* _Task_: Quote from the first line below through the line that contains "minimum width=75pt, minimum", both included, and leave the pictures out.

--

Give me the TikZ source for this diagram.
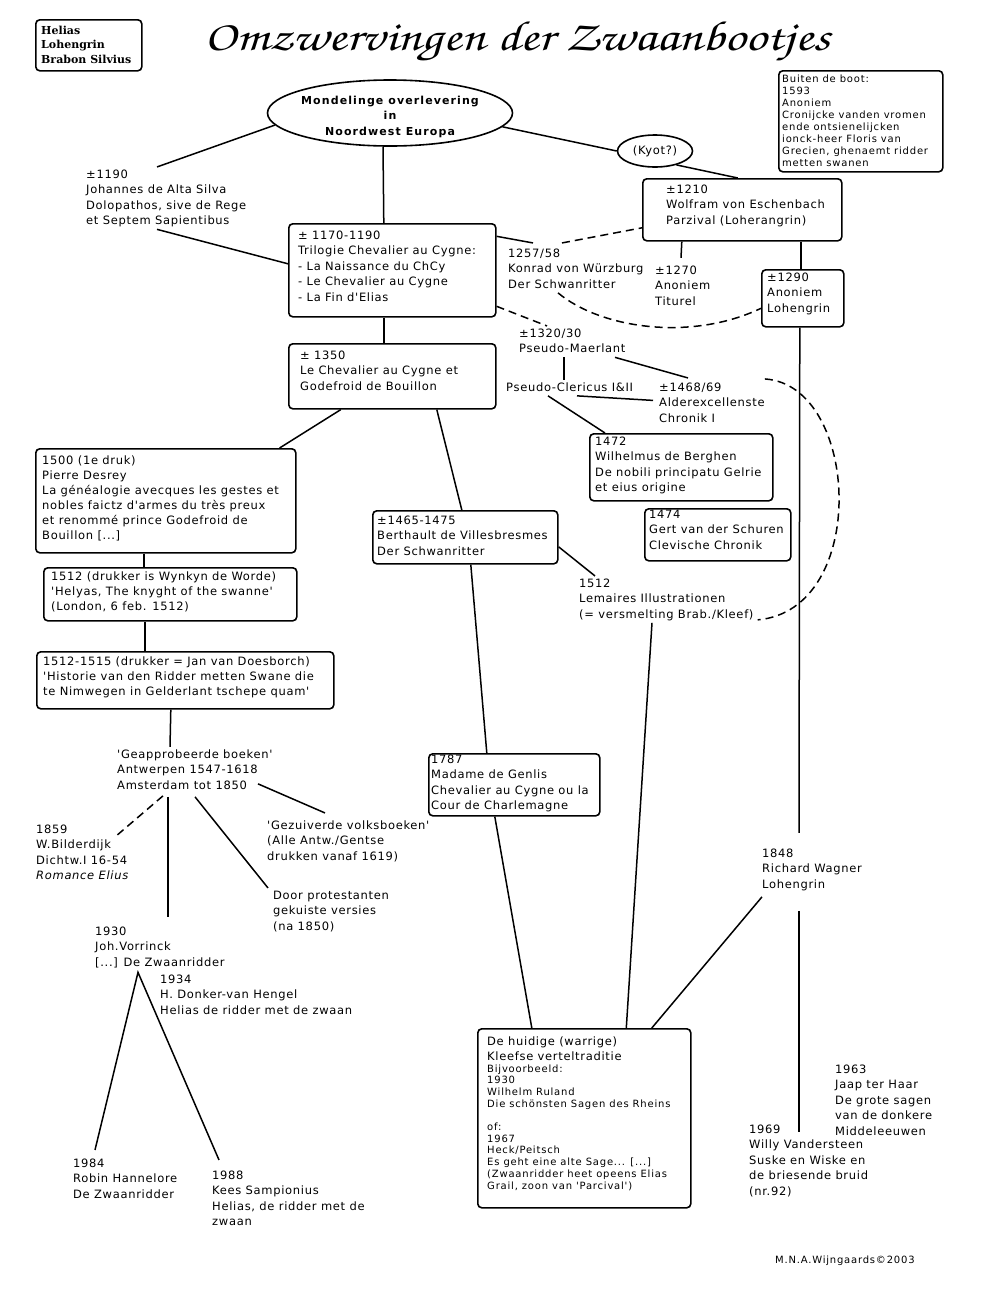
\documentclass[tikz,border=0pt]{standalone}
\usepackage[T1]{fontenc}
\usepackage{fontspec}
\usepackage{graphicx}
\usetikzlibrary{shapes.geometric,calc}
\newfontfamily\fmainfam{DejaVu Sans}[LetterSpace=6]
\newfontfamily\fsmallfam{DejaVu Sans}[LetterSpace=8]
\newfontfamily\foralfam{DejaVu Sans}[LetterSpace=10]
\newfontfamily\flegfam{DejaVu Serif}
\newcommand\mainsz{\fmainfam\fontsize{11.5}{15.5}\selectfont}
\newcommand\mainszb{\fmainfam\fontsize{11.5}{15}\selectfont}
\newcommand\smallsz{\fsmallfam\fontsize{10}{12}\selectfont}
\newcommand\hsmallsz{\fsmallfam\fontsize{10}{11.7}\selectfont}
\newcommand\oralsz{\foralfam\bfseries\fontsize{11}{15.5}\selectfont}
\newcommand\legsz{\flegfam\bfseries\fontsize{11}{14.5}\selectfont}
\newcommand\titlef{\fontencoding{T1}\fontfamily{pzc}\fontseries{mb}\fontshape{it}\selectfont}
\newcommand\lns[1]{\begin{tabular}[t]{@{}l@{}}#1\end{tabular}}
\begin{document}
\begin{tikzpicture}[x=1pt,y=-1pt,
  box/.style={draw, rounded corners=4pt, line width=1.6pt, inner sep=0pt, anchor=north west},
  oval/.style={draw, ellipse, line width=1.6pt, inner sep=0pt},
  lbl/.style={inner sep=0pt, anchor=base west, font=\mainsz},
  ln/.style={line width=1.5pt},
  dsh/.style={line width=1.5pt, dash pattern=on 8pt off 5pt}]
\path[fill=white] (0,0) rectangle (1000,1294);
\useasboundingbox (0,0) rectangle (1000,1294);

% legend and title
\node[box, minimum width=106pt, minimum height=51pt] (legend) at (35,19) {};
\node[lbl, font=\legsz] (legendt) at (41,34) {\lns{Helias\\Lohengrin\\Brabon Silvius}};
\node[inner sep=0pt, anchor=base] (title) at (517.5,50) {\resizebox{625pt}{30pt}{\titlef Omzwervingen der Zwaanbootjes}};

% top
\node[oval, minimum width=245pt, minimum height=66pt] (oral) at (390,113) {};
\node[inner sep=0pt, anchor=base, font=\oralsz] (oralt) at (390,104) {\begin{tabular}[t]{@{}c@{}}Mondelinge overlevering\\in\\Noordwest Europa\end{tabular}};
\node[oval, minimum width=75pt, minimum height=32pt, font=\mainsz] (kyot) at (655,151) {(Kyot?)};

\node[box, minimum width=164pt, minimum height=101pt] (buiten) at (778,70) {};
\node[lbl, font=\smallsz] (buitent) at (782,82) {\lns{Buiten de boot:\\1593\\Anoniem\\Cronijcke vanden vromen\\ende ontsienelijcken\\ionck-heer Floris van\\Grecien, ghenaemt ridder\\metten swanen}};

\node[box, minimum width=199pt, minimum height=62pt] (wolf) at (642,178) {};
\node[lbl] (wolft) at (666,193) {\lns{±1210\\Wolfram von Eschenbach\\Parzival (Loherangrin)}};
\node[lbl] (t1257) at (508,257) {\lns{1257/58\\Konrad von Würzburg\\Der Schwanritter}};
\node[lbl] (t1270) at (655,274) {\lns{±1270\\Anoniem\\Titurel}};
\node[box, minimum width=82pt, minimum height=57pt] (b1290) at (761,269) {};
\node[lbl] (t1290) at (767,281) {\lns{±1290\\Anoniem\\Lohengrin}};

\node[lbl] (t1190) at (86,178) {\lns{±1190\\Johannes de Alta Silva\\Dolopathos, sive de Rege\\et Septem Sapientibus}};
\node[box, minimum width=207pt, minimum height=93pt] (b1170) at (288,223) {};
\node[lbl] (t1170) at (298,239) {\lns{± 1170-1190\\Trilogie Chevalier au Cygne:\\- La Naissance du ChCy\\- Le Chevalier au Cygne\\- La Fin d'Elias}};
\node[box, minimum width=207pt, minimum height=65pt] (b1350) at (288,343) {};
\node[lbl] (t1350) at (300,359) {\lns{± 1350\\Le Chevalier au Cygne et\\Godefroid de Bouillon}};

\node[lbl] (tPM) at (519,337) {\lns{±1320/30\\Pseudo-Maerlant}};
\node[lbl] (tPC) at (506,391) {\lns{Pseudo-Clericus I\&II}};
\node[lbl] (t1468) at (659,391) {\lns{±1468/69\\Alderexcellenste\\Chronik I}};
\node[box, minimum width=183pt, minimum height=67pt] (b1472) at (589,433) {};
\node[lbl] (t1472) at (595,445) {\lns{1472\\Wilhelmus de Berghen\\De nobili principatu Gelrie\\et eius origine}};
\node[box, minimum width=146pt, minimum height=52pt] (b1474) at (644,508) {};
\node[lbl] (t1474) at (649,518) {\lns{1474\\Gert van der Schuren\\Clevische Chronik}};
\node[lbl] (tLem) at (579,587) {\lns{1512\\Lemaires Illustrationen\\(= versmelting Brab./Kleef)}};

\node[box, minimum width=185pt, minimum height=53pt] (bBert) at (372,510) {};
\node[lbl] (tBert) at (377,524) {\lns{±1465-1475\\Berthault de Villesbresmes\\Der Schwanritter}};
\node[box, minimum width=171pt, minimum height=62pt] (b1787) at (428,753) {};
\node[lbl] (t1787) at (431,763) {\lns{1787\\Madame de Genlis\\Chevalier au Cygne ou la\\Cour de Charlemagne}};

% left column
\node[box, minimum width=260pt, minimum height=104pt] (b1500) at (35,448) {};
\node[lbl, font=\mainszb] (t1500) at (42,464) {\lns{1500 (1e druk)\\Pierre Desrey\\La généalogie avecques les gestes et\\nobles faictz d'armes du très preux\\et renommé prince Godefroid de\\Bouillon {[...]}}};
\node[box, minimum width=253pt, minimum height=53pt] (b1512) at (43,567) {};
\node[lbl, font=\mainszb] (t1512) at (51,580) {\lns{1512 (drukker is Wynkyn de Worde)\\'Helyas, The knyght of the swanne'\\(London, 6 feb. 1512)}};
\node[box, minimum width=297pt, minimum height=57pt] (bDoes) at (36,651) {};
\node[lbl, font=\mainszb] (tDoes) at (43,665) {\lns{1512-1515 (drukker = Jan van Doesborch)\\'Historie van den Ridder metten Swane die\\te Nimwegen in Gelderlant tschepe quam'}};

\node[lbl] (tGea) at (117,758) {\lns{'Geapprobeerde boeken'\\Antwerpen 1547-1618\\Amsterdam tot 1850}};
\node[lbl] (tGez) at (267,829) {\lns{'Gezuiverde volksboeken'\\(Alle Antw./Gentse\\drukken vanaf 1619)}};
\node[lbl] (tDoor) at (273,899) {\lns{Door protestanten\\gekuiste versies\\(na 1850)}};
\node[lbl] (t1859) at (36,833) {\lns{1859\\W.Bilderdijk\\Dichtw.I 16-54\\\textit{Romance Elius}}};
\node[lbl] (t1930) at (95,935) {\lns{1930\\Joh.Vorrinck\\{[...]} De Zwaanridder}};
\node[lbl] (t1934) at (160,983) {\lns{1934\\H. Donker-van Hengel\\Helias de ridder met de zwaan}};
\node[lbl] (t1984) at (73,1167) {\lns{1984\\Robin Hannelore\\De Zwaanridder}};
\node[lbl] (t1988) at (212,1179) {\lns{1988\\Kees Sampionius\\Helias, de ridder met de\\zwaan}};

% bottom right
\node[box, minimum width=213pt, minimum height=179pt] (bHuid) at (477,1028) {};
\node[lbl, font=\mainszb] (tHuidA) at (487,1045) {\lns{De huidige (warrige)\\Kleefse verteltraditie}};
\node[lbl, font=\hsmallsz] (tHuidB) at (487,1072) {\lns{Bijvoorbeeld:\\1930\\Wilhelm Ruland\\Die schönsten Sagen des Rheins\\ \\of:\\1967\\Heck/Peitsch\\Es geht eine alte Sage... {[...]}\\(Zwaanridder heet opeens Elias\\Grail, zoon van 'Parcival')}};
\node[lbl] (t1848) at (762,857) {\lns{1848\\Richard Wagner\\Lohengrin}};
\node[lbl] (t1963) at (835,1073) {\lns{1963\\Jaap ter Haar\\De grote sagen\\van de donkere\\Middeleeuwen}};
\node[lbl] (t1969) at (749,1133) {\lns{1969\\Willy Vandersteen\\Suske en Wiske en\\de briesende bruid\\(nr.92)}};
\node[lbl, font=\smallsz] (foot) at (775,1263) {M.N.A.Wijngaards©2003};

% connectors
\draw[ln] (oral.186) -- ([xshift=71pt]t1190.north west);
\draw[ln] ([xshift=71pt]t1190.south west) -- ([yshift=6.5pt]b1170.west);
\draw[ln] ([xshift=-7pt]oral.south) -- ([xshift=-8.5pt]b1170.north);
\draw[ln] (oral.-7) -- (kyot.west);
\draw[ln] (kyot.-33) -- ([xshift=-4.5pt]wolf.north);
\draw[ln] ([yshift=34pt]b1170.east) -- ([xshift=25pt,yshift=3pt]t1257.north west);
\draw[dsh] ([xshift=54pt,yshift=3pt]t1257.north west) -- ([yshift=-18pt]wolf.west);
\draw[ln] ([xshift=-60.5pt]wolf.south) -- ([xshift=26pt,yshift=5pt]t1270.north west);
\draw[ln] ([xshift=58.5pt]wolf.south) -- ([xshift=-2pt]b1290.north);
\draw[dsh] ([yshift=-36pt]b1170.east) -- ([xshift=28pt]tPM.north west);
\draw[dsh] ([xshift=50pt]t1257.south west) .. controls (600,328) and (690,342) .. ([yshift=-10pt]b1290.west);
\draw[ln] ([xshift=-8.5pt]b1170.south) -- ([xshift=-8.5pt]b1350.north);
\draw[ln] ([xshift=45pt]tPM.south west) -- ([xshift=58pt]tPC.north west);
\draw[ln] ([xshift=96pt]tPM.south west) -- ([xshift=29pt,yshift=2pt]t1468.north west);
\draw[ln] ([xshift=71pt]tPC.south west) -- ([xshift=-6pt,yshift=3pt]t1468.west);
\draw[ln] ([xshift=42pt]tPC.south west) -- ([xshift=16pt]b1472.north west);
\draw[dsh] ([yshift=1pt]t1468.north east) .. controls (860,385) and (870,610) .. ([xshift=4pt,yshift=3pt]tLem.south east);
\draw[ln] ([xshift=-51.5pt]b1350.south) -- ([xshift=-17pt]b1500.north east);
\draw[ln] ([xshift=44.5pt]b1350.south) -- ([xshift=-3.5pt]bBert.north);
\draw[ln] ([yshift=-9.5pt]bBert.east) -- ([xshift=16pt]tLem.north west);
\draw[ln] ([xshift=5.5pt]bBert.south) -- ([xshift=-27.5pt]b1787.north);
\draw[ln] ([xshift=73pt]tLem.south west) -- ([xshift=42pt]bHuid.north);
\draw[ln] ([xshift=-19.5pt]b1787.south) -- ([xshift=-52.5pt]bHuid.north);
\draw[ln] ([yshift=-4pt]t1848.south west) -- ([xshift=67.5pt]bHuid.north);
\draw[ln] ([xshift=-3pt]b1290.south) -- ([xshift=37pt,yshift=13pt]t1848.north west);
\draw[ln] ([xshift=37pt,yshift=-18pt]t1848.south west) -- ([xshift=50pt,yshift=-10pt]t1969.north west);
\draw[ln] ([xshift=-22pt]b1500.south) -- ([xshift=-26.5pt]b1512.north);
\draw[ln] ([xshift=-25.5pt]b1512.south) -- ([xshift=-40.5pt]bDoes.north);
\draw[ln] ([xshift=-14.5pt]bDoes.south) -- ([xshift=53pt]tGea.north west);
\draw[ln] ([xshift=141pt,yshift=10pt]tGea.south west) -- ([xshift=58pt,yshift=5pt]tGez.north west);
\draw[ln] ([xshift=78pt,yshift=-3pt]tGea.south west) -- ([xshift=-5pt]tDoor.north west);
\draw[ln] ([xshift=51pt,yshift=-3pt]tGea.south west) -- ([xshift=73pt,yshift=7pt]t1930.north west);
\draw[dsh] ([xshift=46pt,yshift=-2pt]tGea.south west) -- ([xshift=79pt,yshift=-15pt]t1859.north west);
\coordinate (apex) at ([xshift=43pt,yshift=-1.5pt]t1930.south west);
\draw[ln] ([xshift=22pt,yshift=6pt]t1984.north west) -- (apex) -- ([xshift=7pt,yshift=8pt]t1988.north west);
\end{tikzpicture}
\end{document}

--

* _Right answer_:
Give me the TikZ source for this diagram.
\documentclass[tikz,border=0pt]{standalone}
\usepackage[T1]{fontenc}
\usepackage{fontspec}
\usepackage{graphicx}
\usetikzlibrary{shapes.geometric,calc}
\newfontfamily\fmainfam{DejaVu Sans}[LetterSpace=6]
\newfontfamily\fsmallfam{DejaVu Sans}[LetterSpace=8]
\newfontfamily\foralfam{DejaVu Sans}[LetterSpace=10]
\newfontfamily\flegfam{DejaVu Serif}
\newcommand\mainsz{\fmainfam\fontsize{11.5}{15.5}\selectfont}
\newcommand\mainszb{\fmainfam\fontsize{11.5}{15}\selectfont}
\newcommand\smallsz{\fsmallfam\fontsize{10}{12}\selectfont}
\newcommand\hsmallsz{\fsmallfam\fontsize{10}{11.7}\selectfont}
\newcommand\oralsz{\foralfam\bfseries\fontsize{11}{15.5}\selectfont}
\newcommand\legsz{\flegfam\bfseries\fontsize{11}{14.5}\selectfont}
\newcommand\titlef{\fontencoding{T1}\fontfamily{pzc}\fontseries{mb}\fontshape{it}\selectfont}
\newcommand\lns[1]{\begin{tabular}[t]{@{}l@{}}#1\end{tabular}}
\begin{document}
\begin{tikzpicture}[x=1pt,y=-1pt,
  box/.style={draw, rounded corners=4pt, line width=1.6pt, inner sep=0pt, anchor=north west},
  oval/.style={draw, ellipse, line width=1.6pt, inner sep=0pt},
  lbl/.style={inner sep=0pt, anchor=base west, font=\mainsz},
  ln/.style={line width=1.5pt},
  dsh/.style={line width=1.5pt, dash pattern=on 8pt off 5pt}]
\path[fill=white] (0,0) rectangle (1000,1294);
\useasboundingbox (0,0) rectangle (1000,1294);

% legend and title
\node[box, minimum width=106pt, minimum height=51pt] (legend) at (35,19) {};
\node[lbl, font=\legsz] (legendt) at (41,34) {\lns{Helias\\Lohengrin\\Brabon Silvius}};
\node[inner sep=0pt, anchor=base] (title) at (517.5,50) {\resizebox{625pt}{30pt}{\titlef Omzwervingen der Zwaanbootjes}};

% top
\node[oval, minimum width=245pt, minimum height=66pt] (oral) at (390,113) {};
\node[inner sep=0pt, anchor=base, font=\oralsz] (oralt) at (390,104) {\begin{tabular}[t]{@{}c@{}}Mondelinge overlevering\\in\\Noordwest Europa\end{tabular}};
\node[oval, minimum width=75pt, minimum height=32pt, font=\mainsz] (kyot) at (655,151) {(Kyot?)};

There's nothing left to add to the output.